Hi, I’m Priya. I’m 27, living in Edinburgh, and I’ve been dealing with severe migraines for years. They’re debilitating, and they’re affecting every aspect of my life – my job, my social life, everything. The pain is unbearable, and it’s taking a toll on my mental health.

I work in finance, a high-pressure job with long hours and constant deadlines. The stress triggers my migraines, and when they hit, I’m out of commission for days. I’ve missed so much work because of them, and I’m worried about my job security. My boss is understanding, but there’s only so much leniency you can expect in this industry.

The migraines are unpredictable. They can hit at any time, and when they do, it’s like someone’s driving a nail through my skull. The pain is blinding, and I’m left curled up in a dark room, unable to move or think. I’ve tried every treatment under the sun – medication, acupuncture, diet changes – but nothing seems to work.

The worst part is the impact on my social life. I’ve had to cancel plans so many times that my friends have stopped inviting me out.

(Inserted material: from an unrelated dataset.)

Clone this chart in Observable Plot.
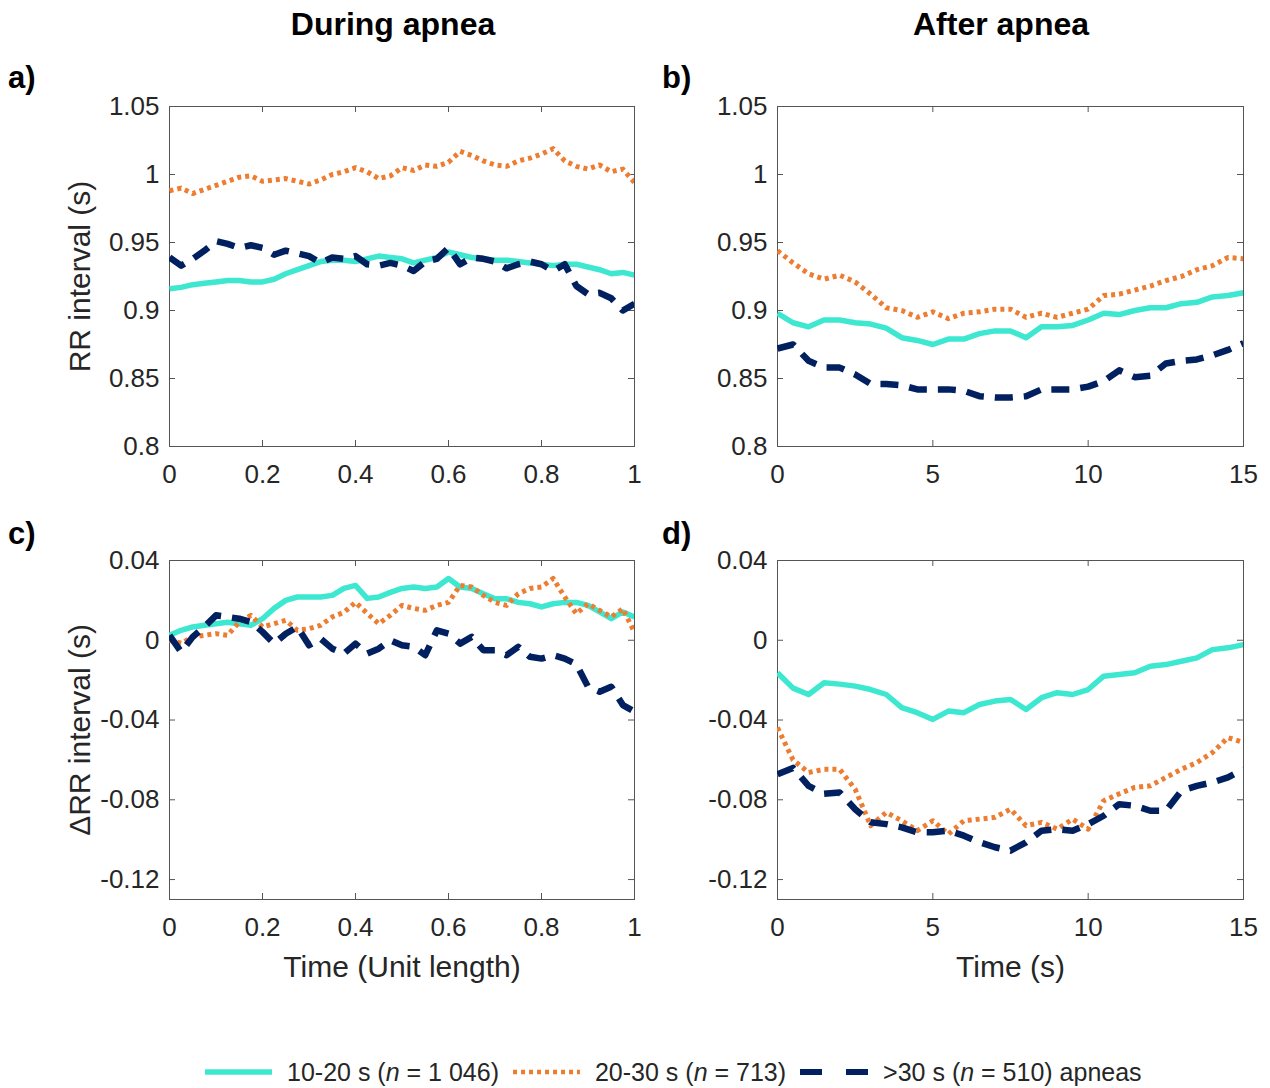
<!DOCTYPE html>
<html>
<head>
<meta charset="utf-8">
<script src="https://cdn.jsdelivr.net/npm/d3@7"></script>
<script src="https://cdn.jsdelivr.net/npm/@observablehq/plot@0.6"></script>
<style>
  body { margin: 0; background: #fff; font-family: "Liberation Sans", Arial, Helvetica, sans-serif; }
  #wrap { position: relative; width: 1270px; height: 1088px; overflow: hidden; background: #fff; }
  .abs { position: absolute; }
  .title { font-weight: bold; font-size: 32px; line-height: 36px; color: #000; transform: translateX(-50%); white-space: nowrap; }
  .plab { font-weight: bold; font-size: 31px; line-height: 36px; color: #000; }
  #legend { position: absolute; left: 205px; top: 1056px; height: 32px; display: flex; align-items: center; font-size: 25px; color: #262626; white-space: nowrap; }
  #legend svg { display: block; margin-right: 15px; }
  #legend span { margin-right: 14px; }
</style>
</head>
<body>
<div id="wrap">
  <div class="abs title" style="left:393px; top:6px;">During apnea</div>
  <div class="abs title" style="left:1001px; top:6px;">After apnea</div>
  <div class="abs plab" style="left:8px; top:60px;">a)</div>
  <div class="abs plab" style="left:662px; top:60px;">b)</div>
  <div class="abs plab" style="left:8px; top:516px;">c)</div>
  <div class="abs plab" style="left:662px; top:516px;">d)</div>
  <div id="pa" class="abs" style="left:0px; top:80px;"></div>
  <div id="pb" class="abs" style="left:640px; top:80px;"></div>
  <div id="pc" class="abs" style="left:0px; top:534px;"></div>
  <div id="pd" class="abs" style="left:640px; top:534px;"></div>
  <div id="legend">
    <svg width="67" height="12"><line x1="0" y1="6" x2="67" y2="6" stroke="#3EE8D0" stroke-width="5.5"/></svg>
    <span>10-20 s (<i>n</i> = 1 046)</span>
    <svg width="67" height="12"><line x1="0" y1="6" x2="67" y2="6" stroke="#ED7D31" stroke-width="4.5" stroke-dasharray="4,4"/></svg>
    <span>20-30 s (<i>n</i> = 713)</span>
    <svg width="68" height="12"><line x1="0" y1="6" x2="68" y2="6" stroke="#002060" stroke-width="6" stroke-dasharray="22,24"/></svg>
    <span>&gt;30 s (<i>n</i> = 510) apneas</span>
  </div>
</div>
<script>
// ---------- x grids ----------
const xUnit = [0,0.025,0.05,0.075,0.1,0.125,0.15,0.175,0.2,0.225,0.25,0.275,0.3,0.325,0.35,0.375,0.4,0.425,0.45,0.475,0.5,0.525,0.55,0.575,0.6,0.625,0.65,0.675,0.7,0.725,0.75,0.775,0.8,0.825,0.85,0.875,0.9,0.925,0.95,0.975,1];
const xSec = [0,0.5,1,1.5,2,2.5,3,3.5,4,4.5,5,5.5,6,6.5,7,7.5,8,8.5,9,9.5,10,10.5,11,11.5,12,12.5,13,13.5,14,14.5,15];

// ---------- tick labels ----------
const xTicksUnit = [0,0.2,0.4,0.6,0.8,1];
const xTicksSec = [0,5,10,15];
const yTicksRR = [0.8,0.85,0.9,0.95,1,1.05];
const yTicksDelta = [-0.12,-0.08,-0.04,0,0.04];

// ---------- series names ----------
const seriesNames = ["10-20 s", "20-30 s", ">30 s"];

// ---------- a) RR interval during apnea ----------
const a_10_20 = [0.916,0.917,0.919,0.920,0.921,0.922,0.922,0.921,0.921,0.923,0.927,0.930,0.933,0.936,0.937,0.937,0.936,0.938,0.940,0.939,0.938,0.935,0.937,0.939,0.943,0.941,0.939,0.938,0.937,0.937,0.936,0.935,0.934,0.933,0.934,0.934,0.932,0.930,0.927,0.928,0.926];
const a_20_30 = [0.988,0.990,0.986,0.989,0.992,0.995,0.998,0.999,0.995,0.996,0.997,0.995,0.993,0.996,1.000,1.002,1.005,1.002,0.997,0.999,1.005,1.003,1.007,1.006,1.009,1.017,1.014,1.010,1.007,1.006,1.010,1.012,1.015,1.019,1.010,1.006,1.004,1.007,1.002,1.004,0.994];
const a_30 = [0.939,0.933,0.938,0.944,0.951,0.949,0.946,0.948,0.946,0.941,0.944,0.942,0.940,0.935,0.939,0.938,0.940,0.934,0.933,0.935,0.933,0.929,0.936,0.938,0.946,0.934,0.939,0.938,0.936,0.931,0.934,0.936,0.934,0.929,0.934,0.918,0.912,0.913,0.909,0.900,0.905];

// ---------- b) RR interval after apnea ----------
const b_10_20 = [0.898,0.891,0.888,0.893,0.893,0.891,0.890,0.887,0.880,0.878,0.875,0.879,0.879,0.883,0.885,0.885,0.880,0.888,0.888,0.889,0.893,0.898,0.897,0.900,0.902,0.902,0.905,0.906,0.910,0.911,0.913];
const b_20_30 = [0.944,0.935,0.927,0.923,0.926,0.921,0.912,0.902,0.900,0.895,0.899,0.894,0.898,0.899,0.901,0.901,0.895,0.898,0.895,0.898,0.901,0.911,0.912,0.915,0.918,0.922,0.925,0.930,0.933,0.939,0.938];
const b_30 = [0.872,0.875,0.863,0.858,0.858,0.853,0.846,0.846,0.845,0.842,0.842,0.842,0.841,0.837,0.836,0.836,0.837,0.842,0.842,0.842,0.844,0.848,0.856,0.851,0.852,0.861,0.863,0.864,0.867,0.871,0.876];

// ---------- c) ΔRR interval during apnea ----------
const c_10_20 = [0.0025,0.005,0.0067,0.0075,0.0083,0.009,0.0083,0.0075,0.0108,0.016,0.02,0.0217,0.0217,0.0217,0.0225,0.026,0.0275,0.021,0.0217,0.024,0.026,0.0267,0.026,0.0267,0.031,0.0267,0.026,0.0233,0.0208,0.0208,0.019,0.0183,0.0167,0.0183,0.019,0.019,0.0175,0.0142,0.0108,0.0142,0.0117];
const c_20_30 = [0,-0.0015,0.0017,0.0025,0.0033,0.0025,0.0092,0.0125,0.0067,0.0083,0.01,0.005,0.0058,0.0075,0.0117,0.014,0.019,0.0135,0.0083,0.0125,0.0175,0.016,0.015,0.0175,0.019,0.0275,0.0267,0.0225,0.019,0.0175,0.0233,0.026,0.0267,0.031,0.0217,0.0133,0.0183,0.015,0.0117,0.0158,0.004];
const c_30 = [0.0025,-0.0058,0.0017,0.0067,0.0125,0.0117,0.0108,0.0092,0.0042,-0.0017,0.0033,0.0067,-0.0025,0.0008,-0.0042,-0.0067,-0.0017,-0.0067,-0.0042,0,-0.0025,-0.0033,-0.0075,0.005,0.0033,-0.0017,0.0017,-0.005,-0.005,-0.0075,-0.0033,-0.0083,-0.0092,-0.0075,-0.0092,-0.012,-0.0233,-0.0258,-0.0233,-0.0325,-0.0358];

// ---------- d) ΔRR interval after apnea ----------
const d_10_20 = [-0.0163,-0.024,-0.0272,-0.0213,-0.022,-0.023,-0.0247,-0.0272,-0.0338,-0.0363,-0.0397,-0.0355,-0.0363,-0.0322,-0.0305,-0.0297,-0.0347,-0.0288,-0.0263,-0.0272,-0.0247,-0.018,-0.0172,-0.0163,-0.013,-0.0122,-0.0105,-0.0088,-0.0047,-0.0038,-0.0022];
const d_20_30 = [-0.0438,-0.06,-0.0663,-0.0647,-0.0647,-0.0747,-0.093,-0.0863,-0.0905,-0.0955,-0.0905,-0.0972,-0.0905,-0.0897,-0.0888,-0.0847,-0.093,-0.0913,-0.0947,-0.0897,-0.0947,-0.0805,-0.077,-0.0738,-0.073,-0.0688,-0.0647,-0.0613,-0.0563,-0.0488,-0.0513];
const d_30 = [-0.0672,-0.064,-0.073,-0.077,-0.0763,-0.0847,-0.0913,-0.0922,-0.0938,-0.0963,-0.0963,-0.0955,-0.098,-0.1013,-0.1038,-0.1055,-0.1013,-0.0955,-0.0947,-0.0955,-0.0922,-0.088,-0.0822,-0.083,-0.0855,-0.0855,-0.0755,-0.073,-0.0713,-0.0688,-0.0647];

// ---------- styles ----------
const styles = {
  "10-20 s": {stroke: "#3EE8D0", strokeWidth: 5.5},
  "20-30 s": {stroke: "#ED7D31", strokeWidth: 5, strokeDasharray: "4,4"},
  ">30 s":   {stroke: "#002060", strokeWidth: 6.5, strokeDasharray: "18,11"}
};
const FONT = '"Liberation Sans", Arial, Helvetica, sans-serif';
const fmt = d => String(+(+d).toFixed(3));

function table(xs, ys) { return xs.map((x, i) => ({x, y: ys[i]})); }

function panel(o) {
  const fw = o.width - o.ml - o.mr;
  const fh = o.height - o.mt - o.mb;
  const axisCol = "#555";
  const marks = [
    Plot.frame({stroke: axisCol, strokeWidth: 1}),
    Plot.tickX(o.xt, {x: d => d, insetTop: fh - 6, stroke: axisCol}),
    Plot.tickX(o.xt, {x: d => d, insetBottom: fh - 6, stroke: axisCol}),
    Plot.tickY(o.yt, {y: d => d, insetRight: fw - 6, stroke: axisCol}),
    Plot.tickY(o.yt, {y: d => d, insetLeft: fw - 6, stroke: axisCol}),
    Plot.axisX(o.xt, {tickSize: 0, tickPadding: 18, tickFormat: fmt, fontSize: 26, label: null, color: "#262626"}),
    Plot.axisY(o.yt, {tickSize: 0, tickPadding: 10, tickFormat: fmt, fontSize: 26, label: null, color: "#262626"})
  ];
  o.series.forEach((ys, i) => {
    const name = seriesNames[i];
    marks.push(Plot.line(table(o.xs, ys), {x: "x", y: "y", ...styles[name], strokeLinecap: "butt", strokeLinejoin: "round", clip: true}));
  });
  if (o.ylabel) marks.push(Plot.text([o.ylabel], {text: d => d, frameAnchor: "left", textAnchor: "middle", lineAnchor: "middle", dx: -89, rotate: -90, fontSize: 30, fill: "#262626"}));
  if (o.xlabel) marks.push(Plot.text([o.xlabel], {text: d => d, frameAnchor: "bottom", textAnchor: "middle", lineAnchor: "middle", dy: 68, fontSize: 30, fill: "#262626"}));
  return Plot.plot({
    width: o.width, height: o.height,
    marginLeft: o.ml, marginRight: o.mr, marginTop: o.mt, marginBottom: o.mb,
    style: {fontFamily: FONT, fontSize: "26px", background: "transparent", color: "#262626", overflow: "visible"},
    x: {domain: o.xd, axis: null},
    y: {domain: o.yd, axis: null},
    marks
  });
}

document.getElementById("pa").append(panel({
  width: 660, height: 426, ml: 169, mr: 26, mt: 26, mb: 60,
  xd: [0, 1], yd: [0.8, 1.05], xt: xTicksUnit, yt: yTicksRR, xs: xUnit,
  series: [a_10_20, a_20_30, a_30], ylabel: "RR interval (s)"
}));
document.getElementById("pb").append(panel({
  width: 630, height: 426, ml: 137, mr: 27, mt: 26, mb: 60,
  xd: [0, 15], yd: [0.8, 1.05], xt: xTicksSec, yt: yTicksRR, xs: xSec,
  series: [b_10_20, b_20_30, b_30]
}));
document.getElementById("pc").append(panel({
  width: 660, height: 460, ml: 169, mr: 26, mt: 26, mb: 95,
  xd: [0, 1], yd: [-0.13, 0.04], xt: xTicksUnit, yt: yTicksDelta, xs: xUnit,
  series: [c_10_20, c_20_30, c_30], ylabel: "\u0394RR interval (s)", xlabel: "Time (Unit length)"
}));
document.getElementById("pd").append(panel({
  width: 630, height: 460, ml: 137, mr: 27, mt: 26, mb: 95,
  xd: [0, 15], yd: [-0.13, 0.04], xt: xTicksSec, yt: yTicksDelta, xs: xSec,
  series: [d_10_20, d_20_30, d_30], xlabel: "Time (s)"
}));
</script>
</body>
</html>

They don’t understand how debilitating the migraines are, and I feel like I’m constantly letting them down. It’s lonely, isolating. I want to be out there, living my life, but the pain keeps me trapped.

My family is supportive, but they’re far away. I moved to Edinburgh for work, and most of my family is back in India. The distance makes everything harder. I can’t just pop over to my parents’ house for a bit of comfort. I’m dealing with this on my own, and it’s exhausting.

The anxiety and depression that come with chronic pain are real. I’m constantly worried about when the next migraine will hit, about how it will affect my job, my relationships. The stress of it all is overwhelming. I’ve thought about quitting my job, but what then? I need the income, the stability. It’s a catch-22, and I don’t see a way out.